A search for Wilson primes
A Wilson prime is a prime p such that (p-1)! = -1 mod p^2. We report on a search for Wilson primes up to 2 * 10^13, and describe several new algorithms that were used in the search. In particular we give the first known algorithm that computes (p-1)! mod p^2 in average polynomial time per prime.
💡 Research Summary
This paper presents a large-scale computational search for Wilson primes up to 2×10¹³, accompanied by significant algorithmic innovations. A Wilson prime is a prime number p satisfying the congruence (p-1)! ≡ -1 (mod p²), a stronger version of Wilson’s Theorem. Only three such primes (5, 13, and 563) were previously known.
The primary challenge in searching for Wilson primes is the computational cost of calculating the Wilson quotient w_p = ((p-1)! + 1)/p mod p for each prime p. Prior algorithms exhibited exponential time complexity in the input size log p, typically requiring time linear in p or proportional to √p.
The authors’ main theoretical contribution is the first algorithm that computes w_p in average polynomial time per prime. Specifically, Theorem 1 states that the Wilson quotients for all primes p ≤ N can be computed in total time N log³⁺ᵋ N. This implies an average time of essentially log⁴ p per prime. The algorithm cleverly exploits redundancies in computing (p-1)! for many different primes p. Instead of calculating (p-1)! modulo p² separately for each p, it computes factorials like N! modulo the product of p² for many primes simultaneously, then efficiently recovers the individual residues using a remainder tree and Fast Fourier Transform (FFT)-based integer arithmetic.
Since the algorithm of Theorem 1 has substantial memory requirements, the authors develop a more practical time-space trade-off described in Theorem 2. This algorithm computes w_p for primes in an interval (M, N] with tunable space complexity O(N-M). It consists of two stages: Stage 1 computes M! modulo the product of p² for primes in (M, N], and Stage 2 is a modified version of the Theorem 1 algorithm. This allows the search to be partitioned into manageable chunks based on available RAM.

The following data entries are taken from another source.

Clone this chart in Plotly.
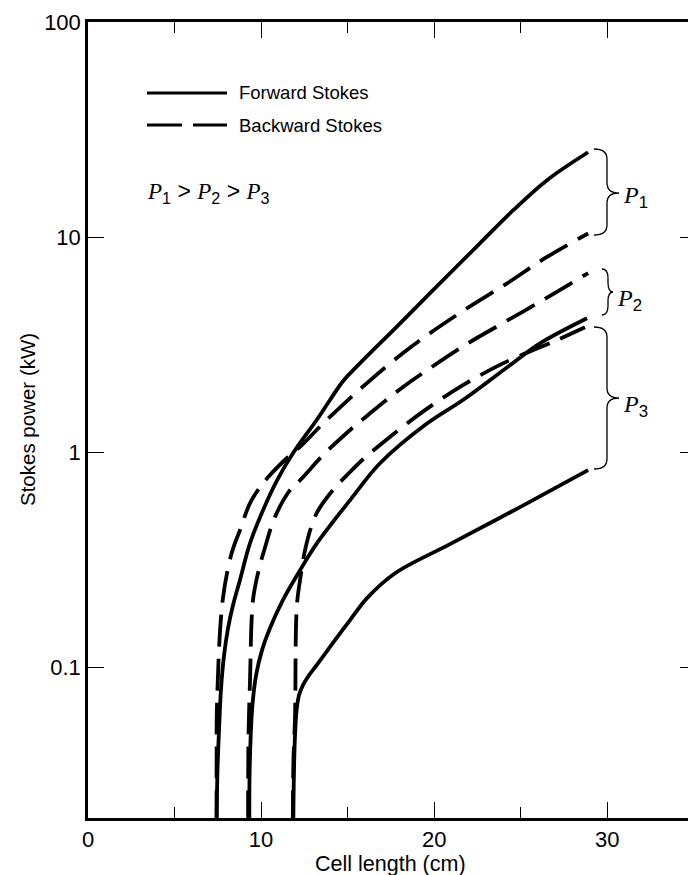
import plotly.graph_objects as go

# ---------------- data ----------------
p1_fwd_x = [7.43, 7.48, 7.57, 7.68, 7.86, 8.09, 8.38, 8.78, 9.36, 10.11, 10.92, 11.84, 13.23, 13.98, 14.73, 15.89, 17.83, 19.76, 22.24, 24.55, 26.52, 28.89]
p1_fwd_y = [0.019, 0.0333, 0.0511, 0.0785, 0.114, 0.152, 0.195, 0.255, 0.378, 0.538, 0.741, 0.99, 1.42, 1.75, 2.14, 2.68, 3.83, 5.49, 8.69, 13.3, 18.4, 24.8]

p1_bwd_x = [7.43, 7.43, 7.46, 7.78, 8.30, 8.78, 9.36, 9.94, 10.40, 11.67, 12.25, 13.58, 16.18, 18.20, 19.76, 21.90, 24.21, 26.40, 28.89]
p1_bwd_y = [0.019, 0.037, 0.0705, 0.205, 0.34, 0.435, 0.58, 0.689, 0.766, 0.97, 1.06, 1.36, 2.12, 2.89, 3.58, 4.67, 6.10, 7.98, 10.4]

p2_fwd_x = [9.32, 9.33, 9.39, 9.50, 9.71, 10.05, 10.51, 11.25, 12.25, 13.23, 15.14, 16.87, 19.58, 21.66, 24.38, 26.11, 28.83]
p2_fwd_y = [0.019, 0.0299, 0.046, 0.0668, 0.092, 0.120, 0.152, 0.205, 0.283, 0.378, 0.599, 0.889, 1.36, 1.75, 2.54, 3.21, 4.2]

p2_bwd_x = [9.25, 9.27, 9.36, 9.53, 9.82, 10.23, 10.80, 11.67, 12.25, 13.58, 14.85, 16.18, 18.20, 19.76, 21.95, 24.26, 26.57, 28.89]
p2_bwd_y = [0.019, 0.046, 0.087, 0.205, 0.274, 0.362, 0.50, 0.667, 0.741, 0.97, 1.21, 1.49, 2.01, 2.46, 3.21, 4.11, 5.26, 6.8]

p3_fwd_x = [11.86, 11.90, 11.96, 12.05, 12.19, 12.42, 12.77, 13.21, 14.15, 15.14, 16.12, 17.74, 20.91, 24.96, 28.89]
p3_fwd_y = [0.019, 0.0333, 0.0484, 0.0634, 0.0743, 0.0828, 0.092, 0.1025, 0.130, 0.166, 0.210, 0.274, 0.374, 0.556, 0.826]

p3_bwd_x = [11.83, 11.87, 11.96, 12.06, 12.25, 12.63, 13.21, 14.15, 14.96, 15.83, 17.33, 19.47, 21.66, 23.97, 27.09, 28.71]
p3_bwd_y = [0.019, 0.037, 0.0588, 0.19, 0.255, 0.378, 0.521, 0.667, 0.783, 0.918, 1.16, 1.57, 2.05, 2.59, 3.32, 3.81]

x_major = [0, 10, 20, 30]
x_minor = [5, 15, 25]
y_ticks = [0.1, 1, 10, 100]
y_ticktext = ["0.1", "1", "10", "100"]
legend_labels = ["Forward Stokes", "Backward Stokes"]
x_title = "Cell length (cm)"
y_title = "Stokes power (kW)"

# ---------------- layout geometry ----------------
W, H = 688, 875
ML, MT, MB = 88, 22, 57
PW = W - ML
PH = H - MT - MB
X_UNITS = PW / 17.31
Y_RANGE = [-1.70, 2.0]
SANS = "Liberation Sans, Arial, Helvetica, sans-serif"
SERIF = "Liberation Serif, Times New Roman, serif"
FS = 21.5
FS_Y = 20.5
FS_TICK = 22
FS_LEG = 18.5


def px(X):
    return (X - ML) / PW


def py(Y):
    return (H - MB - Y) / PH


fig = go.Figure()

DASH = "32px,12px"
curves = [
    (p1_fwd_x, p1_fwd_y, "solid"),
    (p1_bwd_x, p1_bwd_y, DASH),
    (p2_fwd_x, p2_fwd_y, "solid"),
    (p2_bwd_x, p2_bwd_y, DASH),
    (p3_fwd_x, p3_fwd_y, "solid"),
    (p3_bwd_x, p3_bwd_y, DASH),
]
for xs, ys, dash in curves:
    fig.add_trace(go.Scatter(
        x=xs, y=ys, mode="lines",
        line=dict(color="black", width=3.8, dash=dash, shape="spline", smoothing=1.0),
        showlegend=False, hoverinfo="skip",
    ))

# empty trace to register the secondary (tick-only) axes
fig.add_trace(go.Scatter(x=[], y=[], xaxis="x2", yaxis="y2", showlegend=False, hoverinfo="skip"))

shapes = []
# legend samples
shapes.append(dict(type="line", xref="paper", yref="paper", x0=px(147), x1=px(227), y0=py(93), y1=py(93),
                   line=dict(color="black", width=3)))
shapes.append(dict(type="line", xref="paper", yref="paper", x0=px(147), x1=px(227), y0=py(125), y1=py(125),
                   line=dict(color="black", width=3, dash="35px,11px")))


def brace(xl, xm, xt, yt, yb, ym):
    r = min(10, (ym - yt) / 2.5, (yb - ym) / 2.5)
    pts = [
        ("M", [(xl, yt)]),
        ("Q", [(xm, yt), (xm, yt + r)]),
        ("L", [(xm, ym - r)]),
        ("Q", [(xm, ym), (xt, ym)]),
        ("Q", [(xm, ym), (xm, ym + r)]),
        ("L", [(xm, yb - r)]),
        ("Q", [(xm, yb), (xl, yb)]),
    ]
    s = ""
    for cmd, ps in pts:
        s += cmd + " " + " ".join(f"{px(a):.5f},{py(b):.5f}" for a, b in ps) + " "
    return dict(type="path", xref="paper", yref="paper", path=s.strip(),
                line=dict(color="black", width=1.3))


shapes.append(brace(594, 607, 619, 149, 235, 193))
shapes.append(brace(602, 608, 613, 269, 315, 292))
shapes.append(brace(594, 607, 619, 327, 469, 398))

SANS1 = SANS.split(',')[0]
sub = lambda d: f"<sub><span style='font-family:{SANS1}'>{d}</span></sub>"
gt = f"<span style='font-family:{SANS1}'> &gt; </span>"
Pn = lambda d: f"<i>P</i>{sub(d)}"

annotations = [
    dict(text=legend_labels[0], x=px(237), y=py(93), xanchor="left", yanchor="middle",
         font=dict(family=SANS, size=FS_LEG, color="black")),
    dict(text=legend_labels[1], x=px(237), y=py(125), xanchor="left", yanchor="middle",
         font=dict(family=SANS, size=FS_LEG, color="black")),
    dict(text=Pn(1) + gt + Pn(2) + gt + Pn(3), x=px(145), y=py(193), xanchor="left", yanchor="middle",
         font=dict(family=SERIF, size=23, color="black")),
    dict(text=Pn(1), x=px(621), y=py(197), xanchor="left", yanchor="middle",
         font=dict(family=SERIF, size=24, color="black")),
    dict(text=Pn(2), x=px(615), y=py(300), xanchor="left", yanchor="middle",
         font=dict(family=SERIF, size=24, color="black")),
    dict(text=Pn(3), x=px(621), y=py(406), xanchor="left", yanchor="middle",
         font=dict(family=SERIF, size=24, color="black")),
    dict(text=x_title, x=px(390), y=py(864), xanchor="center", yanchor="middle",
         font=dict(family=SANS, size=FS, color="black")),
    dict(text=y_title, x=px(27), y=py(420), xanchor="center", yanchor="middle", textangle=-90,
         font=dict(family=SANS, size=FS_Y, color="black")),
]
for a in annotations:
    a.update(xref="paper", yref="paper", showarrow=False)

fig.update_layout(
    width=W, height=H,
    margin=dict(l=ML, r=0, t=MT, b=MB, pad=0),
    paper_bgcolor="white", plot_bgcolor="white",
    shapes=shapes, annotations=annotations,
    showlegend=False,
    xaxis=dict(
        range=[0, X_UNITS], showgrid=False, zeroline=False,
        showline=True, linecolor="black", linewidth=2.5, mirror=True,
        ticks="inside", ticklen=16, tickwidth=1.2, tickcolor="black",
        tickmode="array", tickvals=x_major, ticktext=[str(v) for v in x_major],
        minor=dict(ticks="inside", ticklen=11, tickwidth=1.2, tickcolor="black",
                   tickmode="array", tickvals=x_minor, showgrid=False),
        tickfont=dict(family=SANS, size=FS_TICK, color="black"),
    ),
    yaxis=dict(
        type="log", range=Y_RANGE, showgrid=False, zeroline=False,
        showline=True, linecolor="black", linewidth=2.5, mirror=False,
        ticks="inside", ticklen=16, tickwidth=1.2, tickcolor="black",
        tickmode="array", tickvals=y_ticks, ticktext=y_ticktext,
        tickfont=dict(family=SANS, size=FS_TICK, color="black"),
    ),
    xaxis2=dict(
        overlaying="x", side="top", anchor="y", range=[0, X_UNITS],
        showgrid=False, zeroline=False, showline=False, showticklabels=False,
        ticks="inside", ticklen=16, tickwidth=1.2, tickcolor="black",
        tickmode="array", tickvals=x_major[1:],
        minor=dict(ticks="inside", ticklen=11, tickwidth=1.2, tickcolor="black",
                   tickmode="array", tickvals=x_minor, showgrid=False),
    ),
    yaxis2=dict(
        overlaying="y", side="right", anchor="x", type="log", range=Y_RANGE,
        showgrid=False, zeroline=False, showline=False, showticklabels=False,
        ticks="inside", ticklen=8, tickwidth=1.2, tickcolor="black",
        tickmode="array", tickvals=y_ticks[:3],
    ),
)

fig.write_html("out.html")
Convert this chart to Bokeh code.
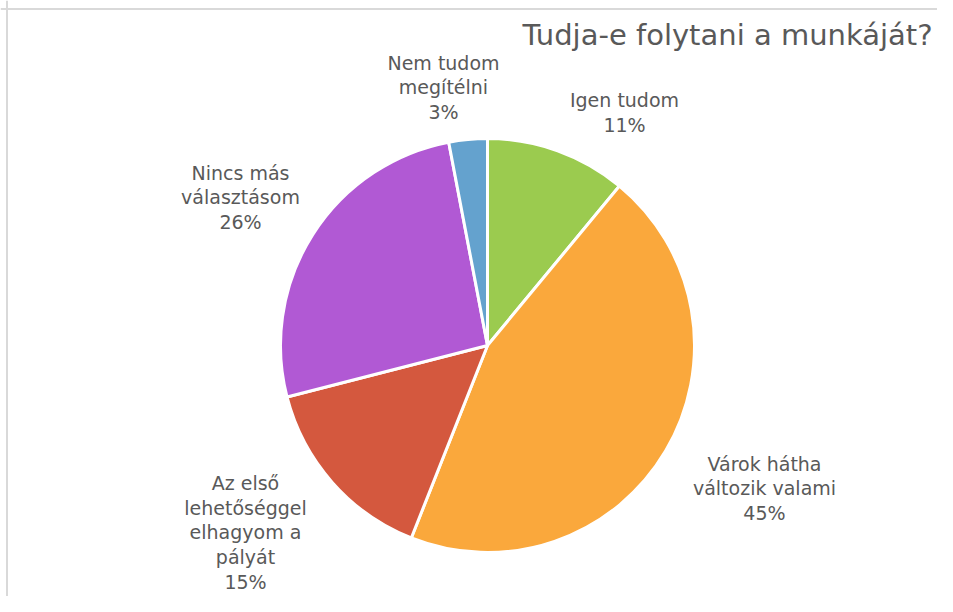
import math
from bokeh.plotting import figure
from bokeh.models import Range1d, Span, ColumnDataSource
from bokeh.core.properties import value
from bokeh.embed import file_html
from bokeh.resources import INLINE

# ---- data ----
categories = ["Igen tudom", "Várok hátha változik valami", "Az első lehetőséggel elhagyom a pályát",
              "Nincs más választásom", "Nem tudom megítélni"]
shares = [11, 45, 15, 26, 3]
label_texts = ["Igen tudom\n11%", "Várok hátha\nváltozik valami\n45%",
               "Az első\nlehetőséggel\nelhagyom a\npályát\n15%",
               "Nincs más\nválasztásom\n26%", "Nem tudom\nmegítélni\n3%"]
title_text = "Tudja-e folytani a munkáját?"

# ---- style / layout ----
colors = ["#9BCB4F", "#FAA83C", "#D4583E", "#B159D4", "#64A2CE"]
label_dx = [137, 277, -242, -247, -44]
label_dy = [233, -143, -187, 148, 258]
W, H = 937, 596
cx, cy, R = 487, 251, 207

total = sum(shares)
starts, ends = [], []
cum = 0
for s in shares:
    a_before = math.pi / 2 - 2 * math.pi * cum / total
    cum += s
    a_after = math.pi / 2 - 2 * math.pi * cum / total
    starts.append(a_after)
    ends.append(a_before)

p = figure(width=W, height=H, output_backend="svg", toolbar_location=None,
           x_range=Range1d(0, W), y_range=Range1d(0, H), min_border=0)
p.axis.visible = False
p.grid.visible = False
p.outline_line_color = None
p.background_fill_color = "white"

src = ColumnDataSource(dict(x=[cx] * len(shares), y=[cy] * len(shares),
                            start=starts, end=ends, color=colors, name=categories))
p.wedge(x="x", y="y", radius=R, start_angle="start", end_angle="end",
        fill_color="color", line_color="white", line_width=3, source=src)

lsrc = ColumnDataSource(dict(x=[cx + d for d in label_dx], y=[cy + d for d in label_dy],
                             text=label_texts))
p.text(x="x", y="y", text="text", source=lsrc, text_align="center", text_baseline="middle",
       text_font=value("DejaVu Sans"), text_font_size="19px", text_color="#595959",
       text_line_height=1.12)

p.text(x=[522], y=[H - 34], text=[title_text], text_align="left", text_baseline="middle",
       text_font=value("DejaVu Sans"), text_font_size="29px", text_color="#595959")

p.add_layout(Span(location=6.5, dimension="height", line_color="#D9D9D9", line_width=2))
p.add_layout(Span(location=H - 8.5, dimension="width", line_color="#D9D9D9", line_width=2))

open("out.html", "w").write(file_html(p, INLINE))
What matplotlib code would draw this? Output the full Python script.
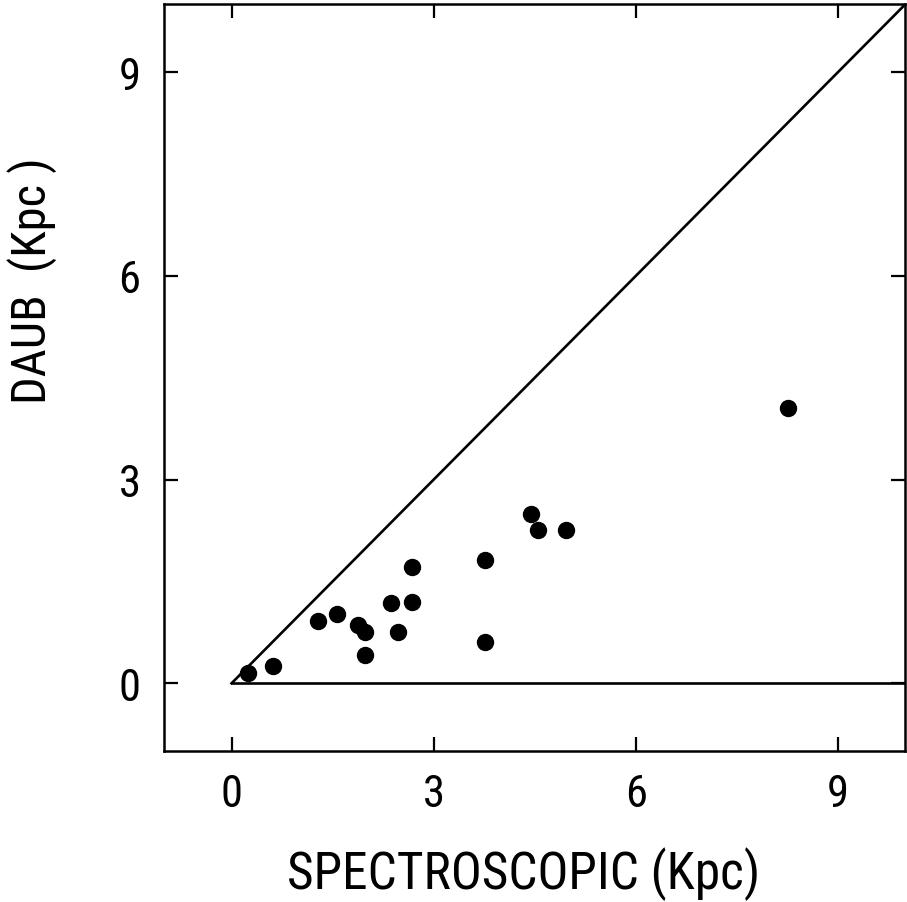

Using the implementation of Theorem 2, the authors conducted a exhaustive search for all Wilson primes below 2×10¹³. The computation consumed over 1.1 million CPU core hours but found no new Wilson primes, confirming that 5, 13, and 563 remain the only known examples. To manage the enormous data output, they only saved the residues w_p for which |w_p| ≤ p/50000 (about 0.004% of primes), comprising approximately 27 million primes. These residues are made publicly available. The paper includes tables of primes with the smallest absolute |w_p| and the smallest relative |w_p/p|, showcasing “near misses.”
The paper also provides a thorough historical review of Wilson prime searches, from early manual computations in the 19th and early 20th centuries to computer-assisted searches in the late 20th century. It discusses heuristic expectations based on the assumed uniform distribution of w_p modulo p, which suggests Wilson primes are exceedingly rare but infinite in number. Furthermore, the authors describe and extend known number-theoretic identities that can reduce the computation of (p-1)! mod p² to computing a smaller factorial ((p-1)/e)! mod p² for certain primes p where e is a small divisor of p-1, building on earlier work by Crandall, Dilcher, and Pomerance.
Underpinning the algorithms are detailed complexity analyses for fundamental operations—integer multiplication/division and prime enumeration via a space-efficient sieve—in the Turing machine model.
In summary, this work represents a major advance in computational number theory by demonstrating how to structure large-scale calculations to achieve average-case polynomial time, enabling a search of unprecedented scale for a problem with inherent exponential difficulty when processing primes individually. It sets a new benchmark for the Wilson prime search and provides a framework for similar exhaustive computations in number theory.